→ **REQUIREMENTS**: Would you transcribe the whole listing exactly, minus its pictures?

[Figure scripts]
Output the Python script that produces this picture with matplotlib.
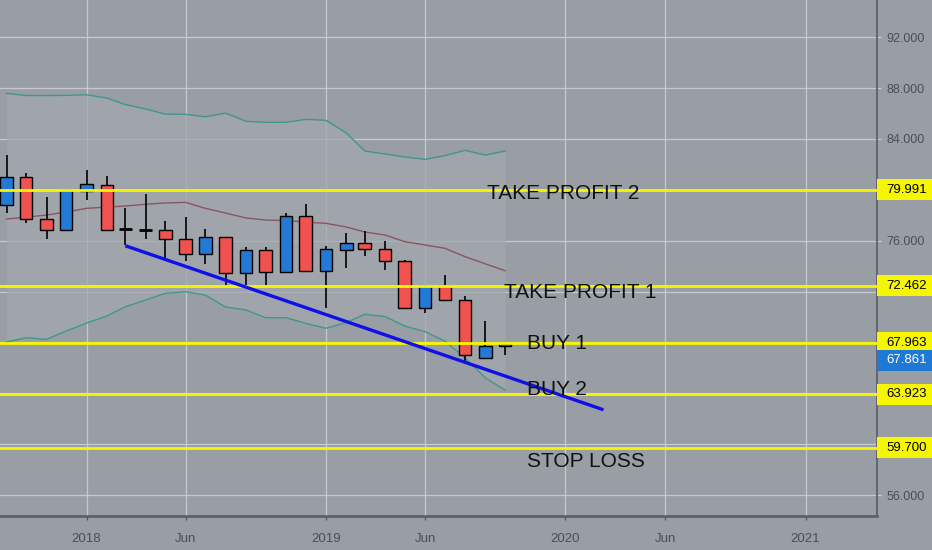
import numpy as np
import matplotlib
matplotlib.use("Agg")
import matplotlib.pyplot as plt
import matplotlib.dates as mdates
from matplotlib.patches import Rectangle
from matplotlib.transforms import blended_transform_factory, offset_copy

# monthly candles
months = ["2017-09-01", "2017-10-01", "2017-11-01", "2017-12-01",
          "2018-01-01", "2018-02-01", "2018-03-01", "2018-04-01", "2018-05-01", "2018-06-01",
          "2018-07-01", "2018-08-01", "2018-09-01", "2018-10-01", "2018-11-01", "2018-12-01",
          "2019-01-01", "2019-02-01", "2019-03-01", "2019-04-01", "2019-05-01", "2019-06-01",
          "2019-07-01", "2019-08-01", "2019-09-01", "2019-10-01"]
opens = [78.83, 81.03, 77.73, 76.83, 79.90, 80.40, 76.90, 76.86, 76.83, 76.10,
         74.97, 76.28, 73.42, 75.25, 73.52, 77.93, 73.60, 75.25, 75.83, 75.35,
         74.36, 70.72, 72.42, 71.32, 66.78, 67.69]
highs = [82.70, 81.35, 79.43, 80.09, 81.55, 81.08, 78.59, 79.64, 77.54, 77.88,
         76.88, 76.30, 75.50, 75.50, 78.14, 78.88, 75.57, 76.62, 76.75, 75.96,
         74.46, 72.53, 73.28, 71.63, 69.66, 67.96]
lows = [78.20, 77.35, 76.15, 76.80, 79.17, 76.80, 75.62, 76.15, 74.60, 74.39,
        74.13, 72.42, 72.42, 72.42, 73.50, 73.52, 70.72, 73.87, 74.78, 73.68,
        70.70, 70.32, 71.30, 66.52, 66.70, 67.04]
closes = [81.03, 77.73, 76.83, 79.95, 80.43, 76.83, 76.86, 76.88, 76.10, 74.97,
          76.28, 73.42, 75.25, 73.52, 77.93, 73.60, 75.31, 75.83, 75.35, 74.36,
          70.72, 72.42, 71.32, 67.04, 67.69, 67.86]

# bollinger bands
upper_band = [87.58, 87.41, 87.41, 87.42, 87.47, 87.21, 86.70, 86.35, 85.95, 85.93,
              85.74, 86.03, 85.38, 85.30, 85.30, 85.54, 85.46, 84.46, 83.05, 82.81,
              82.58, 82.39, 82.68, 83.10, 82.73, 83.05]
middle_band = [77.70, 77.85, 78.01, 78.25, 78.54, 78.64, 78.72, 78.86, 78.96, 79.01,
               78.54, 78.17, 77.78, 77.62, 77.58, 77.46, 77.36, 77.07, 76.68, 76.44,
               75.92, 75.66, 75.40, 74.74, 74.17, 73.64]
lower_band = [68.03, 68.37, 68.24, 68.89, 69.52, 70.07, 70.80, 71.33, 71.86, 71.98,
              71.72, 70.78, 70.55, 69.94, 69.94, 69.50, 69.11, 69.56, 70.21, 70.03,
              69.29, 68.84, 68.11, 66.77, 65.20, 64.26]

levels = [79.991, 72.462, 67.963, 63.923, 59.700]
level_names = ["TAKE PROFIT 2", "TAKE PROFIT 1", "BUY 1", "BUY 2", "STOP LOSS"]
name_dates = ["2019-09-04", "2019-09-30", "2019-11-03", "2019-11-03", "2019-11-03"]
name_prices = [79.74, 71.96, 67.95, 64.26, 58.60]

trend_dates = ["2018-03-01", "2020-02-28"]
trend_prices = [75.60, 62.70]

last_price = 67.861

tick_dates = ["2018-01-01", "2018-06-01", "2019-01-01", "2019-06-01",
              "2020-01-01", "2020-06-01", "2021-01-01"]
tick_labels = ["2018", "Jun", "2019", "Jun", "2020", "Jun", "2021"]
price_ticks = [56, 60, 64, 68, 72, 76, 80, 84, 88, 92]

BG = "#999da4"
RED = "#f0524f"
BLUE = "#2379d4"
YELLOW = "#f6f600"

plt.rcParams['font.family'] = ['Liberation Sans', 'DejaVu Sans']

fig = plt.figure(figsize=(9.32, 5.5), dpi=100, facecolor=BG)
ax = fig.add_axes([0, 34 / 550, 877 / 932, 516 / 550])
ax.set_facecolor(BG)

x = mdates.date2num(np.array(months, dtype="datetime64[D]"))

# bands
ax.fill_between(x, lower_band, upper_band, color="#a3a8ae", alpha=0.75, lw=0, zorder=1)
ax.plot(x, upper_band, color="#3f978f", lw=1, zorder=2)
ax.plot(x, lower_band, color="#3f978f", lw=1, zorder=2)
ax.plot(x, middle_band, color="#8a5560", lw=1, zorder=2)

# candles
w = 19
for xi, o, h, l, c in zip(x, opens, highs, lows, closes):
    ax.vlines(xi, l, h, color="black", lw=1.2, zorder=3)
    if abs(c - o) < 0.1:
        ax.hlines((o + c) / 2, xi - w / 2, xi + w / 2, color="black", lw=2, zorder=4)
        continue
    col = BLUE if c > o else RED
    ax.add_patch(Rectangle((xi - w / 2, min(o, c)), w, abs(c - o), facecolor=col,
                           edgecolor="black", lw=1, zorder=4))

# levels
for lev, name, nd, npr in zip(levels, level_names, name_dates, name_prices):
    ax.axhline(lev, color=YELLOW, lw=2, zorder=5)
    ax.text(mdates.date2num(np.datetime64(nd)), npr, name, fontsize=15,
            color="#111111", va="center", ha="left", zorder=7)

tx = mdates.date2num(np.array(trend_dates, dtype="datetime64[D]"))
ax.plot(tx, trend_prices, color="#1010e6", lw=2.4, zorder=6, solid_capstyle="butt")

# axes
ax.set_xlim(mdates.date2num(np.datetime64("2017-08-22")),
            mdates.date2num(np.datetime64("2021-04-20")))
ax.set_ylim(54.35, 94.92)
ax.set_xticks(mdates.date2num(np.array(tick_dates, dtype="datetime64[D]")))
ax.set_xticklabels(tick_labels)
box_h = 21 / 12.72
# labels hidden under the level boxes are left blank
ylabels = []
for p in price_ticks:
    hidden = any(abs(p - lev) < box_h for lev in levels + [last_price])
    ylabels.append("" if hidden else f"{p:.3f}")
ax.set_yticks(price_ticks)
ax.set_yticklabels(ylabels)
ax.yaxis.tick_right()
ax.tick_params(axis="x", colors="#4a4e55", labelsize=9.5, length=3, pad=9)
ax.tick_params(axis="y", colors="#d0d2d6", labelcolor="#4a4e55", labelsize=9, length=3, pad=3.5)
ax.grid(color="#cfd1d5", lw=0.9, alpha=0.85, zorder=0)
ax.set_axisbelow(True)
for s in ["top", "left"]:
    ax.spines[s].set_visible(False)
ax.spines["bottom"].set_color("#5d6168")
ax.spines["bottom"].set_linewidth(2)
ax.spines["right"].set_color("#5d6168")
ax.spines["right"].set_linewidth(1.3)

# price boxes on the right scale
trans = blended_transform_factory(fig.transFigure, ax.transData)
for lev in levels:
    fig.add_artist(Rectangle((877 / 932, lev - box_h / 2), 55 / 932, box_h,
                             transform=trans, facecolor=YELLOW, edgecolor="none",
                             clip_on=False, zorder=10))
    fig.text(886 / 932, lev, f"{lev:.3f}", transform=trans, fontsize=9.5,
             color="black", va="center", ha="left", zorder=11)

off = offset_copy(trans, fig=fig, y=-16, units="dots")
fig.add_artist(Rectangle((877 / 932, last_price - box_h / 2), 55 / 932, box_h,
                         transform=off, facecolor="#1e78d6", edgecolor="none",
                         clip_on=False, zorder=10))
fig.text(886 / 932, last_price, f"{last_price:.3f}", transform=off, fontsize=9.5,
         color="white", va="center", ha="left", zorder=11)

fig.savefig("out.png", dpi=100, facecolor=BG)
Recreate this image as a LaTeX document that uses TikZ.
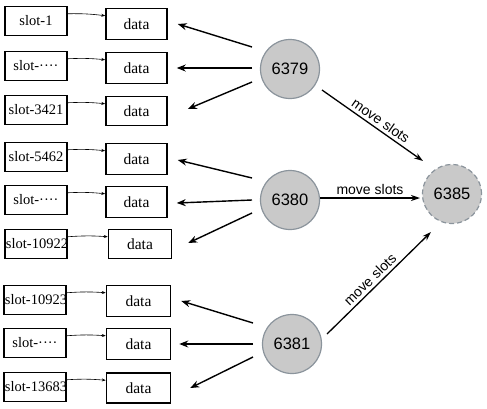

→ **EXERCISE SOLUTION**:
Output the Python script that produces this picture with matplotlib.
import numpy as np
import matplotlib
matplotlib.use("Agg")
import matplotlib.pyplot as plt
import matplotlib.dates as mdates
from matplotlib.patches import Rectangle
from matplotlib.transforms import blended_transform_factory, offset_copy

# monthly candles
months = ["2017-09-01", "2017-10-01", "2017-11-01", "2017-12-01",
          "2018-01-01", "2018-02-01", "2018-03-01", "2018-04-01", "2018-05-01", "2018-06-01",
          "2018-07-01", "2018-08-01", "2018-09-01", "2018-10-01", "2018-11-01", "2018-12-01",
          "2019-01-01", "2019-02-01", "2019-03-01", "2019-04-01", "2019-05-01", "2019-06-01",
          "2019-07-01", "2019-08-01", "2019-09-01", "2019-10-01"]
opens = [78.83, 81.03, 77.73, 76.83, 79.90, 80.40, 76.90, 76.86, 76.83, 76.10,
         74.97, 76.28, 73.42, 75.25, 73.52, 77.93, 73.60, 75.25, 75.83, 75.35,
         74.36, 70.72, 72.42, 71.32, 66.78, 67.69]
highs = [82.70, 81.35, 79.43, 80.09, 81.55, 81.08, 78.59, 79.64, 77.54, 77.88,
         76.88, 76.30, 75.50, 75.50, 78.14, 78.88, 75.57, 76.62, 76.75, 75.96,
         74.46, 72.53, 73.28, 71.63, 69.66, 67.96]
lows = [78.20, 77.35, 76.15, 76.80, 79.17, 76.80, 75.62, 76.15, 74.60, 74.39,
        74.13, 72.42, 72.42, 72.42, 73.50, 73.52, 70.72, 73.87, 74.78, 73.68,
        70.70, 70.32, 71.30, 66.52, 66.70, 67.04]
closes = [81.03, 77.73, 76.83, 79.95, 80.43, 76.83, 76.86, 76.88, 76.10, 74.97,
          76.28, 73.42, 75.25, 73.52, 77.93, 73.60, 75.31, 75.83, 75.35, 74.36,
          70.72, 72.42, 71.32, 67.04, 67.69, 67.86]

# bollinger bands
upper_band = [87.58, 87.41, 87.41, 87.42, 87.47, 87.21, 86.70, 86.35, 85.95, 85.93,
              85.74, 86.03, 85.38, 85.30, 85.30, 85.54, 85.46, 84.46, 83.05, 82.81,
              82.58, 82.39, 82.68, 83.10, 82.73, 83.05]
middle_band = [77.70, 77.85, 78.01, 78.25, 78.54, 78.64, 78.72, 78.86, 78.96, 79.01,
               78.54, 78.17, 77.78, 77.62, 77.58, 77.46, 77.36, 77.07, 76.68, 76.44,
               75.92, 75.66, 75.40, 74.74, 74.17, 73.64]
lower_band = [68.03, 68.37, 68.24, 68.89, 69.52, 70.07, 70.80, 71.33, 71.86, 71.98,
              71.72, 70.78, 70.55, 69.94, 69.94, 69.50, 69.11, 69.56, 70.21, 70.03,
              69.29, 68.84, 68.11, 66.77, 65.20, 64.26]

levels = [79.991, 72.462, 67.963, 63.923, 59.700]
level_names = ["TAKE PROFIT 2", "TAKE PROFIT 1", "BUY 1", "BUY 2", "STOP LOSS"]
name_dates = ["2019-09-04", "2019-09-30", "2019-11-03", "2019-11-03", "2019-11-03"]
name_prices = [79.74, 71.96, 67.95, 64.26, 58.60]

trend_dates = ["2018-03-01", "2020-02-28"]
trend_prices = [75.60, 62.70]

last_price = 67.861

tick_dates = ["2018-01-01", "2018-06-01", "2019-01-01", "2019-06-01",
              "2020-01-01", "2020-06-01", "2021-01-01"]
tick_labels = ["2018", "Jun", "2019", "Jun", "2020", "Jun", "2021"]
price_ticks = [56, 60, 64, 68, 72, 76, 80, 84, 88, 92]

BG = "#999da4"
RED = "#f0524f"
BLUE = "#2379d4"
YELLOW = "#f6f600"

plt.rcParams['font.family'] = ['Liberation Sans', 'DejaVu Sans']

fig = plt.figure(figsize=(9.32, 5.5), dpi=100, facecolor=BG)
ax = fig.add_axes([0, 34 / 550, 877 / 932, 516 / 550])
ax.set_facecolor(BG)

x = mdates.date2num(np.array(months, dtype="datetime64[D]"))

# bands
ax.fill_between(x, lower_band, upper_band, color="#a3a8ae", alpha=0.75, lw=0, zorder=1)
ax.plot(x, upper_band, color="#3f978f", lw=1, zorder=2)
ax.plot(x, lower_band, color="#3f978f", lw=1, zorder=2)
ax.plot(x, middle_band, color="#8a5560", lw=1, zorder=2)

# candles
w = 19
for xi, o, h, l, c in zip(x, opens, highs, lows, closes):
    ax.vlines(xi, l, h, color="black", lw=1.2, zorder=3)
    if abs(c - o) < 0.1:
        ax.hlines((o + c) / 2, xi - w / 2, xi + w / 2, color="black", lw=2, zorder=4)
        continue
    col = BLUE if c > o else RED
    ax.add_patch(Rectangle((xi - w / 2, min(o, c)), w, abs(c - o), facecolor=col,
                           edgecolor="black", lw=1, zorder=4))

# levels
for lev, name, nd, npr in zip(levels, level_names, name_dates, name_prices):
    ax.axhline(lev, color=YELLOW, lw=2, zorder=5)
    ax.text(mdates.date2num(np.datetime64(nd)), npr, name, fontsize=15,
            color="#111111", va="center", ha="left", zorder=7)

tx = mdates.date2num(np.array(trend_dates, dtype="datetime64[D]"))
ax.plot(tx, trend_prices, color="#1010e6", lw=2.4, zorder=6, solid_capstyle="butt")

# axes
ax.set_xlim(mdates.date2num(np.datetime64("2017-08-22")),
            mdates.date2num(np.datetime64("2021-04-20")))
ax.set_ylim(54.35, 94.92)
ax.set_xticks(mdates.date2num(np.array(tick_dates, dtype="datetime64[D]")))
ax.set_xticklabels(tick_labels)
box_h = 21 / 12.72
# labels hidden under the level boxes are left blank
ylabels = []
for p in price_ticks:
    hidden = any(abs(p - lev) < box_h for lev in levels + [last_price])
    ylabels.append("" if hidden else f"{p:.3f}")
ax.set_yticks(price_ticks)
ax.set_yticklabels(ylabels)
ax.yaxis.tick_right()
ax.tick_params(axis="x", colors="#4a4e55", labelsize=9.5, length=3, pad=9)
ax.tick_params(axis="y", colors="#d0d2d6", labelcolor="#4a4e55", labelsize=9, length=3, pad=3.5)
ax.grid(color="#cfd1d5", lw=0.9, alpha=0.85, zorder=0)
ax.set_axisbelow(True)
for s in ["top", "left"]:
    ax.spines[s].set_visible(False)
ax.spines["bottom"].set_color("#5d6168")
ax.spines["bottom"].set_linewidth(2)
ax.spines["right"].set_color("#5d6168")
ax.spines["right"].set_linewidth(1.3)

# price boxes on the right scale
trans = blended_transform_factory(fig.transFigure, ax.transData)
for lev in levels:
    fig.add_artist(Rectangle((877 / 932, lev - box_h / 2), 55 / 932, box_h,
                             transform=trans, facecolor=YELLOW, edgecolor="none",
                             clip_on=False, zorder=10))
    fig.text(886 / 932, lev, f"{lev:.3f}", transform=trans, fontsize=9.5,
             color="black", va="center", ha="left", zorder=11)

off = offset_copy(trans, fig=fig, y=-16, units="dots")
fig.add_artist(Rectangle((877 / 932, last_price - box_h / 2), 55 / 932, box_h,
                         transform=off, facecolor="#1e78d6", edgecolor="none",
                         clip_on=False, zorder=10))
fig.text(886 / 932, last_price, f"{last_price:.3f}", transform=off, fontsize=9.5,
         color="white", va="center", ha="left", zorder=11)

fig.savefig("out.png", dpi=100, facecolor=BG)
Recreate this image as a LaTeX document that uses TikZ.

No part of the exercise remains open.